As far as I’ve been able to investigate by scrolling through searches on Google, Facebook and Twitter, I’ll be the first person ever to connect one end of The Bryson Line with the other on foot. There has been one other party, but they walked the equivalent of the Line’s length – at its core the same idea, but entirely differently executed. Coincidentally, both walks took place at the same time, but regrettably, no meet-and-greet took place – even when the opportunity, location-wise, arose – as the other party had apparently vowed to ignore the guy walking the other way.

Today I arrived in Durness on a 17-seater bus that runs once per day, the only passenger. The next three days (Thursday, Friday, and Saturday) I’ll be walking sections of the void between the towns of Lairg and Durness before embarking on the ferry to Cape Wrath this coming Sunday. It’s the summer holiday, families are vacationing, and hotels in this area are scarce. That’s why I travelled ahead and will be going south on that little bus’ morning ride to cover said sections.

I stood on the coast today, overlooking the Atlantic Ocean. It was a weird sight: Britain ends. For almost 2.5 months I’ve been able to walk north, talk to people with a multitude of accents, see hills turn into mountains and become flat again; I’ve seen rivers and creeks raging and birds flying off in all directions; all the cities and villages on this landmass made it seem so big and important and worldly – but at the other end of it, it really was just an island. The hills become cliffs and drop into the ocean. Merciless.

All the while I’ve been taking notes and collected material for a book about Britain. Paul Theroux wrote in The Kingdom by the Sea that a foot journey like mine is merely a travel stunt, as the foot traveller is looking at his feet and not around at the landscape. I felt he was right on many days, but also that he was totally wrong on so many others.

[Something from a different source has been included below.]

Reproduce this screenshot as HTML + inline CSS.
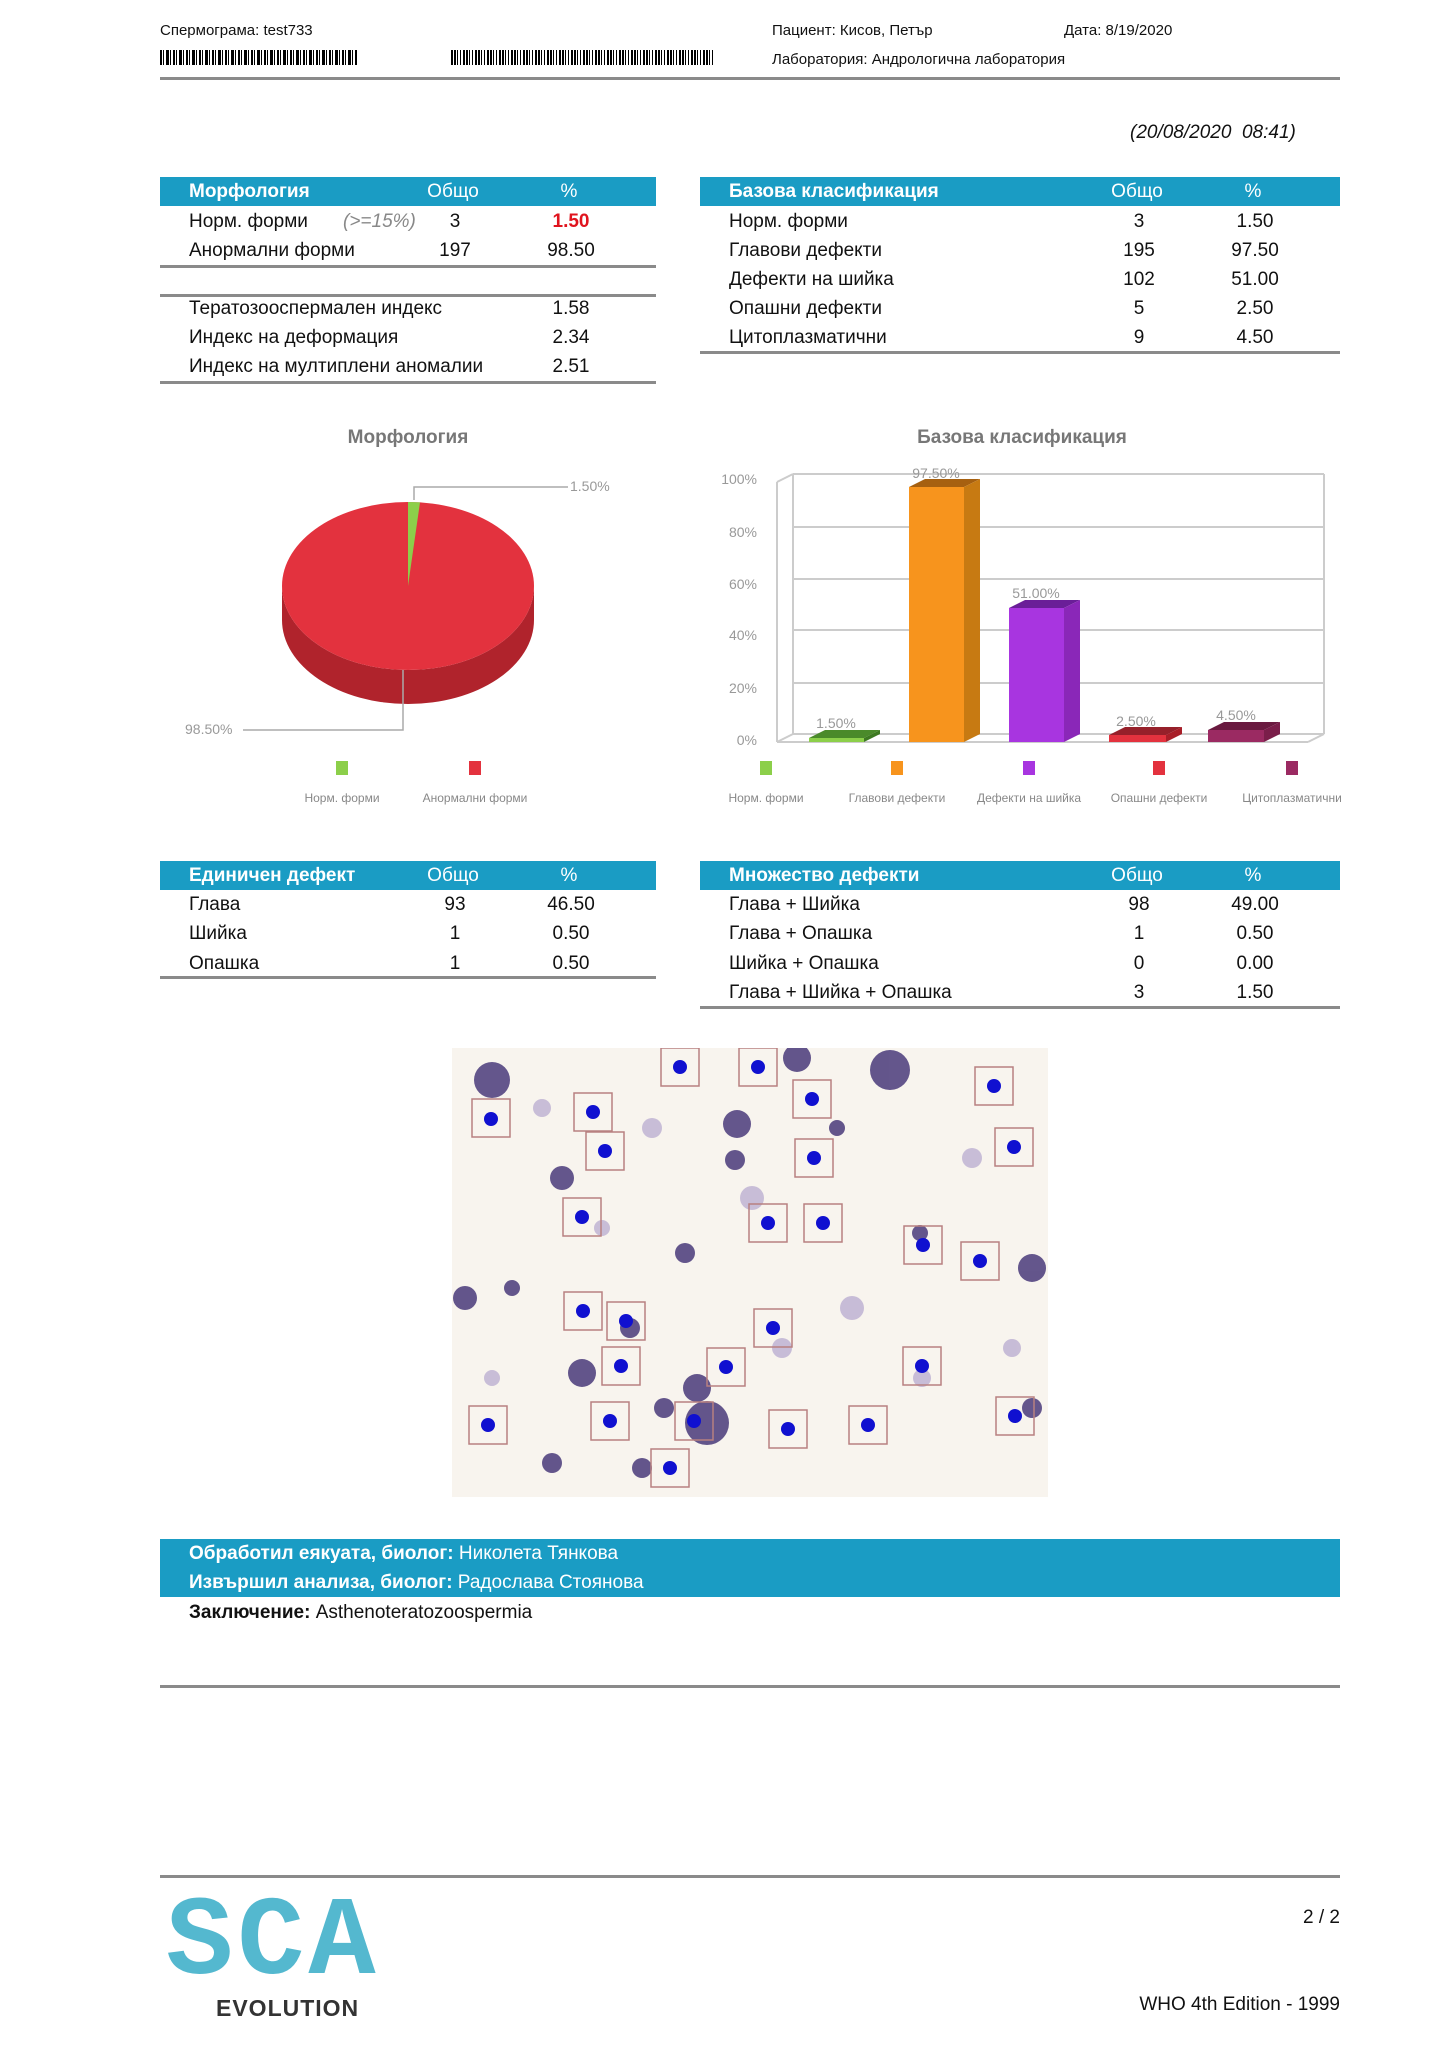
<!DOCTYPE html>
<html><head><meta charset="utf-8">
<style>
body{margin:0;background:#fff;}
#p{position:relative;width:1447px;height:2048px;overflow:hidden;font-family:"Liberation Sans",Arial,sans-serif;color:#111;}
.a{position:absolute;white-space:nowrap;}
.s{font-size:15px;}
.t{font-size:19px;}
.hb{position:absolute;background:#1a9cc4;}
.ln{position:absolute;height:3px;background:#8a8a8a;}
.w{color:#fff;}
.b{font-weight:bold;}
.c{transform:translateX(-50%);}
</style></head><body><div id="p">
<div class="a s" style="left:160px;top:22px">Спермограма: test733</div>
<div class="a s" style="left:772px;top:22px">Пациент: Кисов, Петър</div>
<div class="a s" style="left:1064px;top:22px">Дата: 8/19/2020</div>
<div class="a s" style="left:772px;top:51px">Лаборатория: Андрологична лаборатория</div>
<div class="a" style="left:160px;top:50px;width:197px;height:15px;background:repeating-linear-gradient(90deg,#000 0 2px,#fff 2px 3px,#000 3px 4px,#fff 4px 6px,#000 6px 9px,#fff 9px 10px,#000 10px 11px,#fff 11px 13px)"></div>
<div class="a" style="left:451px;top:50px;width:263px;height:15px;background:repeating-linear-gradient(90deg,#000 0 2px,#fff 2px 3px,#000 3px 5px,#fff 5px 6px,#000 6px 7px,#fff 7px 9px,#000 9px 10px,#fff 10px 12px)"></div>
<div class="ln" style="left:160px;top:77px;width:1180px"></div>
<div class="a" style="left:1130px;top:122px;font-size:19px;font-style:italic">(20/08/2020&nbsp; 08:41)</div>

<!-- table 1 -->
<div class="hb" style="left:160px;top:177px;width:496px;height:29px"></div>
<div class="a t w b" style="left:189px;top:181px">Морфология</div>
<div class="a t w c" style="left:453px;top:181px">Общо</div>
<div class="a t w c" style="left:569px;top:181px">%</div>
<div class="a t" style="left:189px;top:211px">Норм. форми</div>
<div class="a t" style="left:343px;top:211px;font-style:italic;color:#888">(&gt;=15%)</div>
<div class="a t c" style="left:455px;top:211px">3</div>
<div class="a t c b" style="left:571px;top:211px;color:#e0141e">1.50</div>
<div class="a t" style="left:189px;top:240px">Анормални форми</div>
<div class="a t c" style="left:455px;top:240px">197</div>
<div class="a t c" style="left:571px;top:240px">98.50</div>
<div class="ln" style="left:160px;top:265px;width:496px"></div>
<div class="ln" style="left:160px;top:294px;width:496px"></div>
<div class="a t" style="left:189px;top:298px">Тератозооспермален индекс</div>
<div class="a t c" style="left:571px;top:298px">1.58</div>
<div class="a t" style="left:189px;top:327px">Индекс на деформация</div>
<div class="a t c" style="left:571px;top:327px">2.34</div>
<div class="a t" style="left:189px;top:356px">Индекс на мултиплени аномалии</div>
<div class="a t c" style="left:571px;top:356px">2.51</div>
<div class="ln" style="left:160px;top:381px;width:496px"></div>

<!-- table 2 -->
<div class="hb" style="left:700px;top:177px;width:640px;height:29px"></div>
<div class="a t w b" style="left:729px;top:181px">Базова класификация</div>
<div class="a t w c" style="left:1137px;top:181px">Общо</div>
<div class="a t w c" style="left:1253px;top:181px">%</div>
<div class="a t" style="left:729px;top:211px">Норм. форми</div><div class="a t c" style="left:1139px;top:211px">3</div><div class="a t c" style="left:1255px;top:211px">1.50</div>
<div class="a t" style="left:729px;top:240px">Главови дефекти</div><div class="a t c" style="left:1139px;top:240px">195</div><div class="a t c" style="left:1255px;top:240px">97.50</div>
<div class="a t" style="left:729px;top:269px">Дефекти на шийка</div><div class="a t c" style="left:1139px;top:269px">102</div><div class="a t c" style="left:1255px;top:269px">51.00</div>
<div class="a t" style="left:729px;top:298px">Опашни дефекти</div><div class="a t c" style="left:1139px;top:298px">5</div><div class="a t c" style="left:1255px;top:298px">2.50</div>
<div class="a t" style="left:729px;top:327px">Цитоплазматични</div><div class="a t c" style="left:1139px;top:327px">9</div><div class="a t c" style="left:1255px;top:327px">4.50</div>
<div class="ln" style="left:700px;top:351px;width:640px"></div>

<svg class="a" style="left:0;top:0" width="1447" height="1000" font-family="Liberation Sans, Arial, sans-serif">
<text x="408" y="443" text-anchor="middle" font-size="19" font-weight="bold" fill="#777">Морфология</text>
<text x="1022" y="443" text-anchor="middle" font-size="19" font-weight="bold" fill="#777">Базова класификация</text>
<!-- pie -->
<path d="M282,586 A126,84 0 0 0 534,586 L534,620 A126,84 0 0 1 282,620 Z" fill="#b0232c"/>
<ellipse cx="408" cy="586" rx="126" ry="84" fill="#e3323e"/>
<path d="M408,586 L408,502 A126,84 0 0 1 420,502.4 Z" fill="#8ccf4a"/>
<polyline points="414,500 414,487 568,487" fill="none" stroke="#aaa" stroke-width="1.5"/>
<text x="570" y="491" font-size="14" fill="#999">1.50%</text>
<polyline points="403,670 403,730 243,730" fill="none" stroke="#aaa" stroke-width="1.5"/>
<text x="185" y="734" font-size="14" fill="#999">98.50%</text>
<rect x="336" y="761" width="12" height="14" fill="#8ccf4a"/>
<rect x="469" y="761" width="12" height="14" fill="#e3323e"/>
<text x="342" y="802" text-anchor="middle" font-size="12" fill="#888">Норм. форми</text>
<text x="475" y="802" text-anchor="middle" font-size="12" fill="#888">Анормални форми</text>
<!-- bar chart -->
<g stroke="#ccc" stroke-width="2" fill="none">
<line x1="793" y1="474" x2="1324" y2="474"/><line x1="793" y1="527" x2="1324" y2="527"/><line x1="793" y1="579" x2="1324" y2="579"/><line x1="793" y1="630" x2="1324" y2="630"/><line x1="793" y1="683" x2="1324" y2="683"/><line x1="793" y1="734" x2="1324" y2="734"/>
<line x1="793" y1="474" x2="793" y2="734"/><line x1="1324" y1="474" x2="1324" y2="734"/>
<line x1="777" y1="482" x2="777" y2="742"/><line x1="777" y1="742" x2="1308" y2="742"/><line x1="1308" y1="742" x2="1324" y2="734"/><line x1="777" y1="742" x2="793" y2="734"/><line x1="777" y1="482" x2="793" y2="474"/>
</g>
<g font-size="14" fill="#999" text-anchor="end">
<text x="757" y="484">100%</text><text x="757" y="537">80%</text><text x="757" y="589">60%</text><text x="757" y="640">40%</text><text x="757" y="693">20%</text><text x="757" y="745">0%</text>
</g>
<g>
<rect x="809" y="738" width="55" height="4" fill="#8ccf4a"/><polygon points="809,738 825,730 880,730 864,738" fill="#4a8a2a"/><polygon points="864,738 880,730 880,734 864,742" fill="#3e7a22"/>
<rect x="909" y="487" width="55" height="255" fill="#f7941d"/><polygon points="909,487 925,479 980,479 964,487" fill="#a66010"/><polygon points="964,487 980,479 980,734 964,742" fill="#c77a12"/>
<rect x="1009" y="608" width="55" height="134" fill="#a835e0"/><polygon points="1009,608 1025,600 1080,600 1064,608" fill="#6a1e98"/><polygon points="1064,608 1080,600 1080,734 1064,742" fill="#8a27b8"/>
<rect x="1109" y="735" width="57" height="7" fill="#e3323e"/><polygon points="1109,735 1125,727 1182,727 1166,735" fill="#96202a"/><polygon points="1166,735 1182,727 1182,734 1166,742" fill="#a81e28"/>
<rect x="1208" y="730" width="56" height="12" fill="#9b2a62"/><polygon points="1208,730 1224,722 1280,722 1264,730" fill="#6a1a40"/><polygon points="1264,730 1280,722 1280,734 1264,742" fill="#7a1e4a"/>
</g>
<g font-size="14" fill="#999" text-anchor="middle">
<text x="836" y="728">1.50%</text><text x="936" y="478">97.50%</text><text x="1036" y="598">51.00%</text><text x="1136" y="726">2.50%</text><text x="1236" y="720">4.50%</text>
</g>
<rect x="760" y="761" width="12" height="14" fill="#8ccf4a"/><rect x="891" y="761" width="12" height="14" fill="#f7941d"/><rect x="1023" y="761" width="12" height="14" fill="#a835e0"/><rect x="1153" y="761" width="12" height="14" fill="#e3323e"/><rect x="1286" y="761" width="12" height="14" fill="#9b2a62"/>
<g font-size="12" fill="#888" text-anchor="middle">
<text x="766" y="802">Норм. форми</text><text x="897" y="802">Главови дефекти</text><text x="1029" y="802">Дефекти на шийка</text><text x="1159" y="802">Опашни дефекти</text><text x="1292" y="802">Цитоплазматични</text>
</g>
</svg>

<!-- table 3 -->
<div class="hb" style="left:160px;top:861px;width:496px;height:29px"></div>
<div class="a t w b" style="left:189px;top:865px">Единичен дефект</div>
<div class="a t w c" style="left:453px;top:865px">Общо</div>
<div class="a t w c" style="left:569px;top:865px">%</div>
<div class="a t" style="left:189px;top:894px">Глава</div><div class="a t c" style="left:455px;top:894px">93</div><div class="a t c" style="left:571px;top:894px">46.50</div>
<div class="a t" style="left:189px;top:923px">Шийка</div><div class="a t c" style="left:455px;top:923px">1</div><div class="a t c" style="left:571px;top:923px">0.50</div>
<div class="a t" style="left:189px;top:953px">Опашка</div><div class="a t c" style="left:455px;top:953px">1</div><div class="a t c" style="left:571px;top:953px">0.50</div>
<div class="ln" style="left:160px;top:976px;width:496px"></div>
<!-- table 4 -->
<div class="hb" style="left:700px;top:861px;width:640px;height:29px"></div>
<div class="a t w b" style="left:729px;top:865px">Множество дефекти</div>
<div class="a t w c" style="left:1137px;top:865px">Общо</div>
<div class="a t w c" style="left:1253px;top:865px">%</div>
<div class="a t" style="left:729px;top:894px">Глава + Шийка</div><div class="a t c" style="left:1139px;top:894px">98</div><div class="a t c" style="left:1255px;top:894px">49.00</div>
<div class="a t" style="left:729px;top:923px">Глава + Опашка</div><div class="a t c" style="left:1139px;top:923px">1</div><div class="a t c" style="left:1255px;top:923px">0.50</div>
<div class="a t" style="left:729px;top:953px">Шийка + Опашка</div><div class="a t c" style="left:1139px;top:953px">0</div><div class="a t c" style="left:1255px;top:953px">0.00</div>
<div class="a t" style="left:729px;top:982px">Глава + Шийка + Опашка</div><div class="a t c" style="left:1139px;top:982px">3</div><div class="a t c" style="left:1255px;top:982px">1.50</div>
<div class="ln" style="left:700px;top:1006px;width:640px"></div>

<!-- microscopy -->
<svg class="a" style="left:452px;top:1048px" width="596" height="449">
<rect width="596" height="449" fill="#f8f4ee"/>
<g fill="#4a3a7a" opacity="0.85">
<circle cx="438" cy="22" r="20"/><circle cx="110" cy="130" r="12"/><circle cx="40" cy="32" r="18"/><circle cx="60" cy="240" r="8"/><circle cx="233" cy="205" r="10"/><circle cx="285" cy="76" r="14"/><circle cx="283" cy="112" r="10"/><circle cx="13" cy="250" r="12"/><circle cx="345" cy="10" r="14"/><circle cx="255" cy="375" r="22"/><circle cx="245" cy="340" r="14"/><circle cx="212" cy="360" r="10"/><circle cx="580" cy="220" r="14"/><circle cx="190" cy="420" r="10"/><circle cx="385" cy="80" r="8"/><circle cx="130" cy="325" r="14"/><circle cx="178" cy="280" r="10"/><circle cx="468" cy="185" r="8"/><circle cx="580" cy="360" r="10"/><circle cx="100" cy="415" r="10"/>
</g>
<g fill="#a898c8" opacity="0.6">
<circle cx="300" cy="150" r="12"/><circle cx="520" cy="110" r="10"/><circle cx="90" cy="60" r="9"/><circle cx="400" cy="260" r="12"/><circle cx="560" cy="300" r="9"/><circle cx="150" cy="180" r="8"/><circle cx="330" cy="300" r="10"/><circle cx="40" cy="330" r="8"/><circle cx="470" cy="330" r="9"/><circle cx="200" cy="80" r="10"/>
</g>
<g fill="none" stroke="#b88080" stroke-width="1.5">
<rect x="20" y="51" width="38" height="38"/><rect x="122" y="45" width="38" height="38"/><rect x="134" y="84" width="38" height="38"/><rect x="209" y="0" width="38" height="38"/><rect x="287" y="0" width="38" height="38"/><rect x="341" y="32" width="38" height="38"/><rect x="343" y="91" width="38" height="38"/><rect x="523" y="19" width="38" height="38"/><rect x="543" y="80" width="38" height="38"/>
<rect x="111" y="150" width="38" height="38"/><rect x="297" y="156" width="38" height="38"/><rect x="352" y="156" width="38" height="38"/><rect x="452" y="178" width="38" height="38"/><rect x="509" y="194" width="38" height="38"/>
<rect x="112" y="244" width="38" height="38"/><rect x="155" y="254" width="38" height="38"/><rect x="302" y="261" width="38" height="38"/><rect x="150" y="299" width="38" height="38"/><rect x="255" y="300" width="38" height="38"/><rect x="451" y="299" width="38" height="38"/>
<rect x="17" y="358" width="38" height="38"/><rect x="139" y="354" width="38" height="38"/><rect x="223" y="354" width="38" height="38"/><rect x="317" y="362" width="38" height="38"/><rect x="397" y="358" width="38" height="38"/><rect x="544" y="349" width="38" height="38"/><rect x="199" y="401" width="38" height="38"/>
</g>
<g fill="#1010d0">
<circle cx="39" cy="71" r="7"/><circle cx="141" cy="64" r="7"/><circle cx="153" cy="103" r="7"/><circle cx="228" cy="19" r="7"/><circle cx="306" cy="19" r="7"/><circle cx="360" cy="51" r="7"/><circle cx="362" cy="110" r="7"/><circle cx="542" cy="38" r="7"/><circle cx="562" cy="99" r="7"/><circle cx="130" cy="169" r="7"/><circle cx="316" cy="175" r="7"/><circle cx="371" cy="175" r="7"/><circle cx="471" cy="197" r="7"/><circle cx="528" cy="213" r="7"/><circle cx="131" cy="263" r="7"/><circle cx="174" cy="273" r="7"/><circle cx="321" cy="280" r="7"/><circle cx="169" cy="318" r="7"/><circle cx="274" cy="319" r="7"/><circle cx="470" cy="318" r="7"/><circle cx="36" cy="377" r="7"/><circle cx="158" cy="373" r="7"/><circle cx="242" cy="373" r="7"/><circle cx="336" cy="381" r="7"/><circle cx="416" cy="377" r="7"/><circle cx="563" cy="368" r="7"/><circle cx="218" cy="420" r="7"/>
</g>
</svg>

<!-- bottom -->
<div class="hb" style="left:160px;top:1539px;width:1180px;height:58px"></div>
<div class="a t w" style="left:189px;top:1543px"><b>Обработил еякуата, биолог:</b> Николета Тянкова</div>
<div class="a t w" style="left:189px;top:1572px"><b>Извършил анализа, биолог:</b> Радослава Стоянова</div>
<div class="a t" style="left:189px;top:1602px"><b>Заключение:</b> Asthenoteratozoospermia</div>
<div class="ln" style="left:160px;top:1685px;width:1180px"></div>
<div class="ln" style="left:160px;top:1875px;width:1180px"></div>
<div class="a" style="left:166px;top:1880px;font-size:112px;font-weight:bold;letter-spacing:4px;font-family:'Liberation Mono',monospace;color:#2aa7c4;opacity:0.8">SCA</div>
<div class="a" style="left:216px;top:1995px;font-size:23px;font-weight:bold;color:#333;letter-spacing:1px">EVOLUTION</div>
<div class="a t" style="right:107px;top:1907px">2 / 2</div>
<div class="a t" style="right:107px;top:1994px">WHO 4th Edition - 1999</div>
</div></body></html>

And since nobody wants to read about a trip verbatim, it’s up to me to craft a fine travel story out of all these wonderful experiences.

With the Brexit being on the news almost daily, the slowly transforming landscape, my many encounters with the British (from being given the finger for walking on the side of the road to being given a hug for taking on the challenge of walking across Britain), the historic sites I’ve visited, misleading tour guides and distrusting locals, the mental journey, and the many anecdotes, the material is plentiful and very promising. The title is probably going to be In Britain: The Long Path to Cape Wrath.

But first I’ll need to get there.


  1. I’m pleased that you made it and I’m sure the walk was worthwhile. I finished my Edinburgh to Hastings walk in good time and had a few days spare before reaching Hastings with a group of about 10 friends on 16 June. I enjoyed every day of the journey ( not every bit necessarily) and have a store of memories and photographs as a record.

    If I attempt a similar trip n future I will carry less luggage. It will be worth spending out on a lighter tent and sleeping bag to get the weight down to 10 Kg. I couldn’t believe the weight you were carrying. It must have been at least twice the weight I was carrying.

    It was good to meet you at The Tally Ho pub in Hampshire and I really want to read your account when it is published. Do let me know.